I do remember fondly their first pairing, Silver Streak, released in 1976, and directed by Arthur Hiller (who also passed away this summer). It is kind of a Hitchcockian comedy, in that while definitely comedic, the central storyline is a murder (or two or three).

Wilder plays George Caldwell, a mild-mannered book editor who is taking the title train from Los Angeles to Chicago (even in 1976, there had to be many script insertions to explain why so many people are still taking the train). He meets an attractive woman (Jill Clayburgh) who is the secretary of a professor who has just written a controversial book on Rembrandt. During lovemaking, Wilder spots the very same professor dangling dead outside his window.

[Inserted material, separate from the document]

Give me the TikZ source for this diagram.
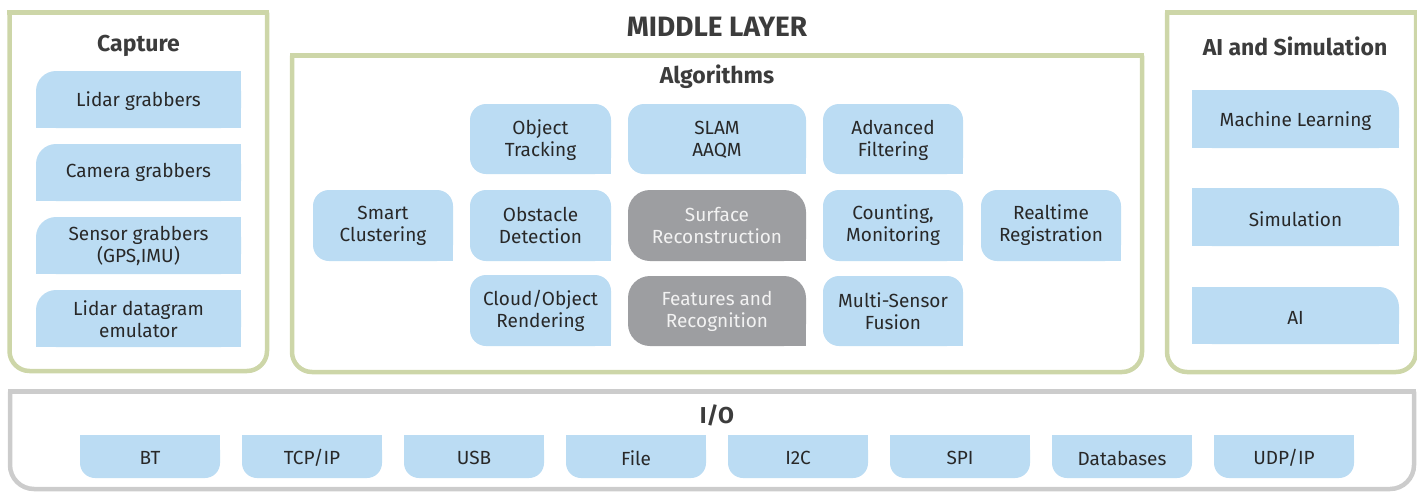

Though Silver Streak is highly preposterous (is there really that much violence in the world of museum curation?) it's an enjoyable lark. Wilder plays straight man most of the time, especially when Pryor is introduced about halfway through the film as a career criminal who decides to help him. (Oddly, Pryor is particularly restrained as well. He had recently been kicked off/quit another film, so perhaps was overboard in minding his P's and Q's). Wilder's big comedic moment, unfortunate to look at today, is when he pretends to be a black man, covering his face with shoe polish and trying to jive. But he does slip in a line that he parroted from Young Frankenstein: a shoeshine man, who has sold him his radio, Kangol cap, and shoe polish, asks him if he wants anything else. "Nothing!" Wilder practically shouts, reminding us of his refusal of beverages from Frau Blucher.

Still, this film is fun, and Wilder walks a fine line between romantic hero and buffoon. He is thrown off the train three times, and always punctuates his exit with a robust, "Son of a bitch!"  But the romance between he and Clayburgh is weak. She has a nice couple of seduction scenes, but spends the rest of the film being dragged around by the bad guys. Another bit of lunacy comes when, at the climax, federal agents give Wilder a gun and let him participate in the concluding shootout. Really?

I'm glad this film held up for me, because it was a favorite when I saw it forty years ago. A few interesting faces pop up, like Fred Willard, who looks impossibly young. It was a pretty good moneymaker, and again, inspired a short but vibrant team-up between Wilder and Pryor, who don't sound good together on paper, but did on film.